* START Data lines *
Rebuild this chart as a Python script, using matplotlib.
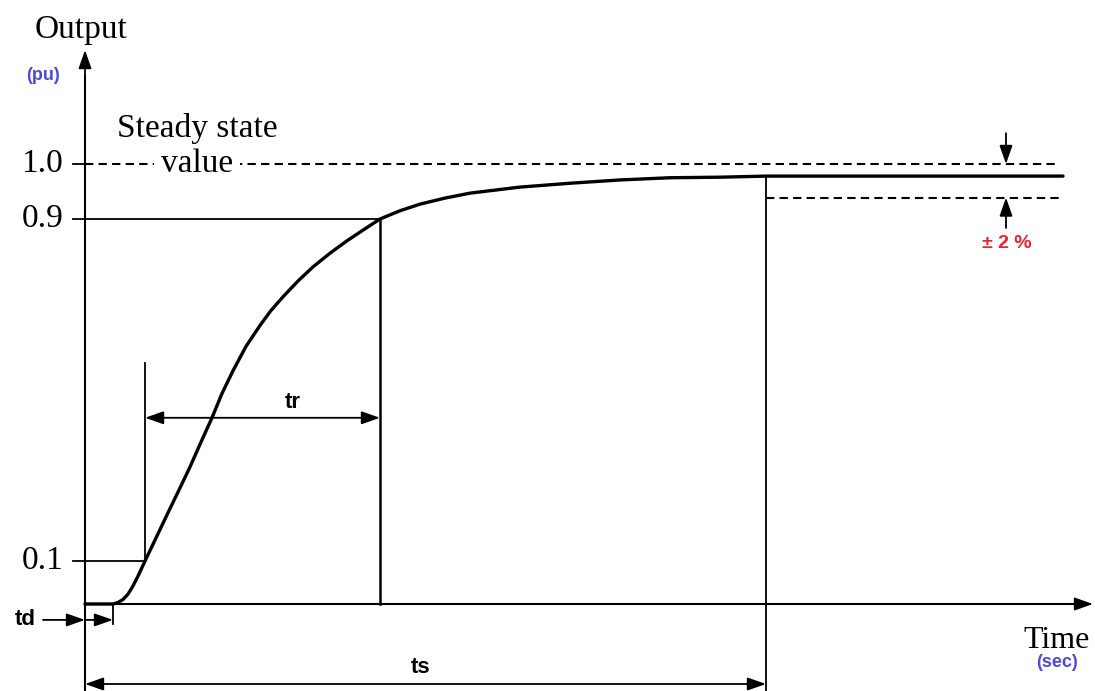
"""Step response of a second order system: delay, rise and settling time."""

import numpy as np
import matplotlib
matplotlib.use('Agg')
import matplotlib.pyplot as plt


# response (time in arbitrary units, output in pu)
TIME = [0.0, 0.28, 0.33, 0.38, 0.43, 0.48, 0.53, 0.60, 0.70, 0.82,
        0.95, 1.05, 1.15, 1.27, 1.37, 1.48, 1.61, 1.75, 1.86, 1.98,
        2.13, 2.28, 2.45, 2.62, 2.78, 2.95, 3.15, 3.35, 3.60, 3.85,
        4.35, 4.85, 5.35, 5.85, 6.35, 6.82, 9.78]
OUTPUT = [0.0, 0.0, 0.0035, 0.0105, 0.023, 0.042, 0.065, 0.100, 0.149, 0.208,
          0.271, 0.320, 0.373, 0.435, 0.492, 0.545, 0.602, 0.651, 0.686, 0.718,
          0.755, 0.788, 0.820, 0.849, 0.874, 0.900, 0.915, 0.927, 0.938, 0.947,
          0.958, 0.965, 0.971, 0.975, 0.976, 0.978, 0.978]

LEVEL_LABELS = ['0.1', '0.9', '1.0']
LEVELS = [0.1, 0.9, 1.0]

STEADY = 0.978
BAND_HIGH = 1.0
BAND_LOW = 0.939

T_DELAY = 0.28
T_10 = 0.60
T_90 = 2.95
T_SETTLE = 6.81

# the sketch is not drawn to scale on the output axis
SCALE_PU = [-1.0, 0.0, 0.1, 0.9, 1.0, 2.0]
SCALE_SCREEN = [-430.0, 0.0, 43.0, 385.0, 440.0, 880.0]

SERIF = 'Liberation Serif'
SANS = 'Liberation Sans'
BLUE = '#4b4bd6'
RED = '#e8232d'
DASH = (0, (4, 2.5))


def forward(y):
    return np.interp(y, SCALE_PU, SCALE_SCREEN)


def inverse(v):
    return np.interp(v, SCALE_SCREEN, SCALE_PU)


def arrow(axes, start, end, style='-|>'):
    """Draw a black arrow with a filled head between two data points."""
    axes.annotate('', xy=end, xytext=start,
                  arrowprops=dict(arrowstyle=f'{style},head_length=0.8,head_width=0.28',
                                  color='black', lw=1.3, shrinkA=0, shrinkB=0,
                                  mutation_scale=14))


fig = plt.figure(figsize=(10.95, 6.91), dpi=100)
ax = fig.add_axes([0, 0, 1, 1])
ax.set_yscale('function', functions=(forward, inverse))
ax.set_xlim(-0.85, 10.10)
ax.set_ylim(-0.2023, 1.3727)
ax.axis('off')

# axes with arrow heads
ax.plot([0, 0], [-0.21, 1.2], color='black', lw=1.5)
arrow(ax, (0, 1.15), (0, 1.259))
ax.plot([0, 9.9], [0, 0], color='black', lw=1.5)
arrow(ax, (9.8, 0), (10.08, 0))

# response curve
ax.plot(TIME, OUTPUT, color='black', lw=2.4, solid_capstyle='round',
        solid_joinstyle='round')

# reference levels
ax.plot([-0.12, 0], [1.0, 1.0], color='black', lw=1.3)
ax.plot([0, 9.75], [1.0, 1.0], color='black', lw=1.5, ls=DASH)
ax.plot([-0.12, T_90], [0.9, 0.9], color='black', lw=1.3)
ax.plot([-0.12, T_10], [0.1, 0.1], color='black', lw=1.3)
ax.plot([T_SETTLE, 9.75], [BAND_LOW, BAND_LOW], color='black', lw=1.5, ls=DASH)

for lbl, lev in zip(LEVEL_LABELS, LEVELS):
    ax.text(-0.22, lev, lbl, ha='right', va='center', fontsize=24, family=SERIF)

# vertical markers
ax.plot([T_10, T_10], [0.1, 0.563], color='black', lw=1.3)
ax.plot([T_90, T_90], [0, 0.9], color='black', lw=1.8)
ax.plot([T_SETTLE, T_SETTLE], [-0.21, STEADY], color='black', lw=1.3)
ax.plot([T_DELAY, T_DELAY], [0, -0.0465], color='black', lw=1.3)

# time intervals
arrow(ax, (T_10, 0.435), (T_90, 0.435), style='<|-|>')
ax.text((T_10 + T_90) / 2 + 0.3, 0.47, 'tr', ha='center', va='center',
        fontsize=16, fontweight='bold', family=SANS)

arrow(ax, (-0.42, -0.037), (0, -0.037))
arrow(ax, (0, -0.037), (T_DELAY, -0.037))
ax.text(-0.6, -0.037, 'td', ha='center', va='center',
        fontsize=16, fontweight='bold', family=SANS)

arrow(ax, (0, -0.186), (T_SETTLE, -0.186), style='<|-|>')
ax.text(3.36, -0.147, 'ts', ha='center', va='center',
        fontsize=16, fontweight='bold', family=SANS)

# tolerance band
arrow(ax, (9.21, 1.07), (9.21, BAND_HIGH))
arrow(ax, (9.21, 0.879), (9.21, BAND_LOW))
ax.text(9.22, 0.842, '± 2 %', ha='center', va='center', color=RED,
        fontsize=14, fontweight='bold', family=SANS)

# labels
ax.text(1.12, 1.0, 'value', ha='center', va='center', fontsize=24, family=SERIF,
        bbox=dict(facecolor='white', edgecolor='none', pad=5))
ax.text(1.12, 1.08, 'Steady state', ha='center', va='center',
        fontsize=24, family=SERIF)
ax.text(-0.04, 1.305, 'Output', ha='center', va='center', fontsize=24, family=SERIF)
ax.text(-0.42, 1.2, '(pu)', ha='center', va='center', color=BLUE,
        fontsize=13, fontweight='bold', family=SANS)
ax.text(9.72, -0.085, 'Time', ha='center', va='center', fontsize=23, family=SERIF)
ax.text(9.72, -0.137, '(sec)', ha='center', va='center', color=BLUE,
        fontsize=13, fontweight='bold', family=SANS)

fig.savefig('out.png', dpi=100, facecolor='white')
* END Data lines *
Exercise requirements:
Repeat the lines above, starting at the first and stopping after the line that holds "import matplotlib.pyplot as plt", with the pictures left out.

Response for this exercise:
Rebuild this chart as a Python script, using matplotlib.
"""Step response of a second order system: delay, rise and settling time."""

import numpy as np
import matplotlib
matplotlib.use('Agg')
import matplotlib.pyplot as plt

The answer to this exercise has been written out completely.